Extravagant Generosity Devotion Day 3: Luke 16:10-12

Today’s devotion comes from another friend within our connection. Our devotion comes from Jonathan Powers, who is the director of student involvement for the World Gospel Mission at Asbury University in Wilmore. Powers is also a key leader with the Offerings Community at First UMC in Lexington. The devotion comes from Luke 16:10-12.

He who is faithful in a very little thing is faithful also in much; and he who is unrighteous in a very little thing is unrighteous also in much. Therefore if you have not been faithful in the use of unrighteous wealth, who will entrust the true riches to you? And if you have not been faithful in the use of that which is another’s who will give you that which is your own? (NASB)

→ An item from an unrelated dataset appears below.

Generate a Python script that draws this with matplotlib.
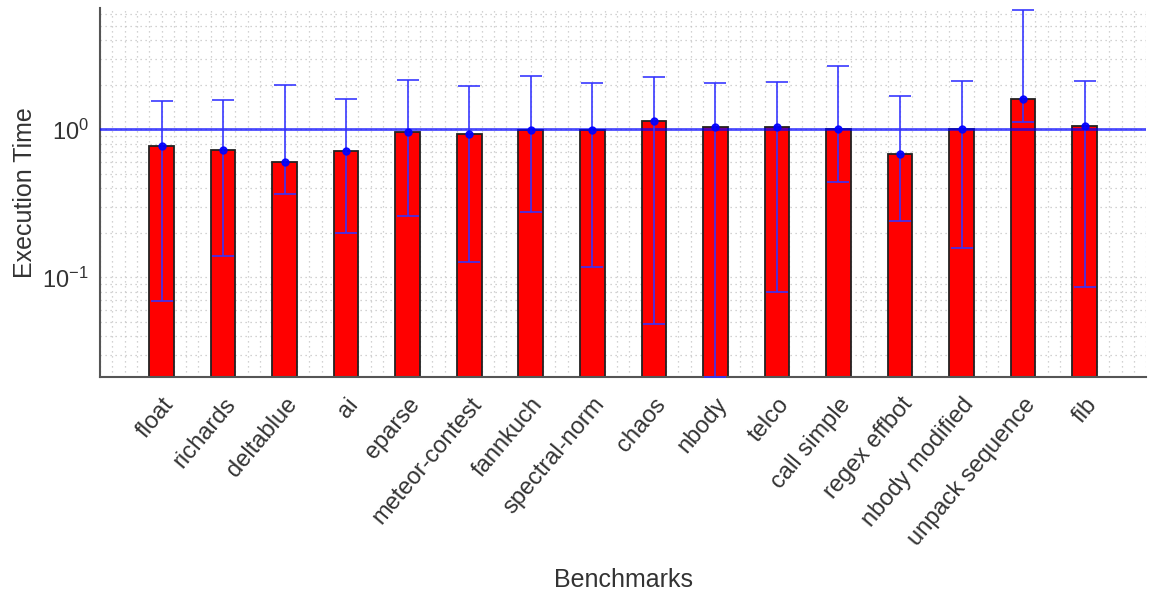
import numpy as np
import matplotlib.pyplot as plt
from matplotlib.ticker import MultipleLocator, LogLocator, NullFormatter

plt.rcParams['font.family'] = ['Liberation Sans', 'DejaVu Sans']

# Mean execution time relative to the baseline, with min / max range
benchmarks = ["float", "richards", "deltablue", "ai", "eparse", "meteor-contest",
              "fannkuch", "spectral-norm", "chaos", "nbody", "telco", "call simple",
              "regex effbot", "nbody modified", "unpack sequence", "fib"]
mean_time = [0.768, 0.725, 0.598, 0.710, 0.954, 0.934, 0.994, 0.994,
             1.138, 1.036, 1.036, 1.009, 0.684, 1.005, 1.61, 1.048]
max_time = [1.55, 1.585, 2.0, 1.61, 2.16, 1.97, 2.30, 2.05,
            2.27, 2.05, 2.09, 2.69, 1.69, 2.13, 6.37, 2.13]
min_time = [0.0692, 0.139, 0.364, 0.199, 0.261, 0.127, 0.276, 0.117,
            0.0483, 0.0213, 0.0796, 0.443, 0.241, 0.157, 1.115, 0.0856]

mean_time = np.array(mean_time)
yerr = [mean_time - np.array(min_time), np.array(max_time) - mean_time]
x = np.arange(len(benchmarks))

fig = plt.figure(figsize=(11.49, 5.93), dpi=100)
ax = fig.add_axes([0.087, 0.3643, 0.9105, 0.6222])

ax.bar(x, mean_time, width=0.4, color='#ff0000', edgecolor='#222222', linewidth=1.3, zorder=2)
ax.axhline(1.0, color='#0000ff', alpha=0.7, linewidth=2, zorder=3)
ax.errorbar(x, mean_time, yerr=yerr, fmt='o', color='#0000ff', markersize=5,
            ecolor='#3333ff', elinewidth=1.3, capsize=8, capthick=1.3, alpha=0.9, zorder=4)

ax.set_yscale('log')
ax.set_ylim(0.0213, 6.6)
ax.set_xlim(-1, 16)
ax.yaxis.set_major_locator(LogLocator(base=10))
ax.yaxis.set_minor_locator(LogLocator(base=10, subs=np.arange(2, 10)))
ax.yaxis.set_minor_formatter(NullFormatter())
ax.set_xticks(x)
ax.xaxis.set_minor_locator(MultipleLocator(0.2))

ax.set_xticklabels(benchmarks, rotation=50, ha='right', va='top',
                   rotation_mode='anchor')
ax.tick_params(axis='both', which='both', length=0, labelsize=17, colors='#333333')
ax.tick_params(axis='x', pad=12)
ax.tick_params(axis='y', pad=8)

ax.set_axisbelow(True)
ax.grid(True, which='both', color='#c4c4c4', linestyle=(0, (1, 3)), linewidth=0.9)

for side in ['top', 'right']:
    ax.spines[side].set_visible(False)
for side in ['left', 'bottom']:
    ax.spines[side].set_color('#555555')
    ax.spines[side].set_linewidth(1.5)

ax.set_xlabel("Benchmarks", fontsize=18, color='#333333', labelpad=13)
ax.set_ylabel("Execution Time", fontsize=18, color='#333333', labelpad=4)

fig.savefig("out.png", dpi=100)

There is a certain segment of Christianity that promotes a teaching known as the “prosperity gospel.” The prosperity gospel promotes the mindset that true trust and faith in God amounts in physical, tangible rewards. Thus, the opposite is also true – if things are going poorly in life, then somehow God has been displeased and is punishing as repayment.

There are times when I have heard Luke 16:10-12 used as a basis for prosperity thinking. The logic goes: “If I am faithful to God with the little he has given me, then I just need to wait and he will heap even greater blessings upon me!” And so we wait to see if God will grant us the desires of our hearts. This mindset is quite troubling to me, because I find in the history of the church that many of most faithful Christians found persecution and death in this life because of their faithfulness, not wealth and comfort.

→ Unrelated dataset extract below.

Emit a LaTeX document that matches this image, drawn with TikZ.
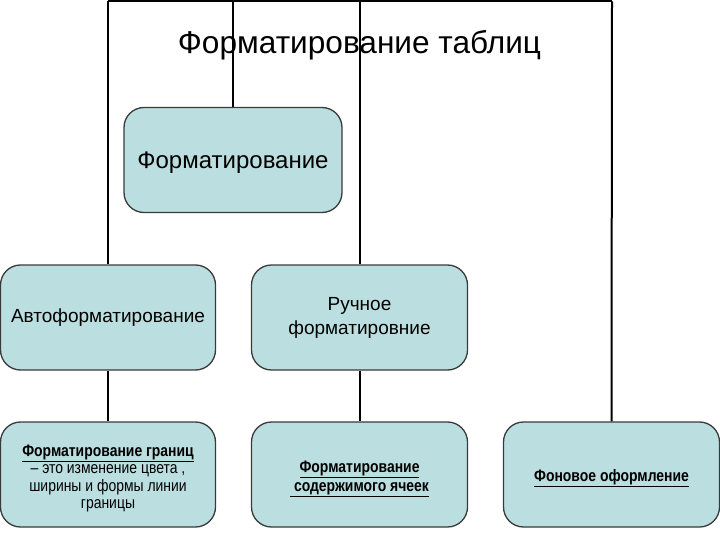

It is important to recognize that the original word used for “wealth” in this passage is actually the word “mammon.” Wealth may not be the best translation for mammon because the word mammon is meant to convey the idea of wealth as a personified object of worship. Mammon shapes desire and motivation – even in our religious lives, as evidenced in prosperity thinking. Luke 16:10-12 instead points to a deep reality of Christian character – Christians are to be a completely transformed people, those who live in righteousness and integrity. And one of the best ways we can show ourselves to be of such upstanding character is with our use of money.

Money is a great stressor in our lives as well as a great motivator. Thus, proper stewardship of money is a way of showing great faithfulness. Being faithful in little ways (not cheating on taxes, not stealing from the office, being careful with spending habits, etc.) establishes a character that is quite a contrast to many in the world. Furthermore, as we learn in small ways to hold our desires for wealth at bay, we find that we are able to become people of great generosity. And I believe that it is in such generosity that we discover the true riches of God’s Kingdom (for further study, see Luke 19:1-9, Matthew 25:31-46).

How is it that God is calling you to faithfulness through stewardship of your wealth? Is there a way you have cheated or been unfaithful with your finances? What might he be asking you to give up so that your money can better reflect Christian character? Where might he be calling you to give? Pray and ask him to reveal those places where wealth has become an area of worship. Ask him to purify the desire for wealth from your heart and help you discover the riches of his Kingdom.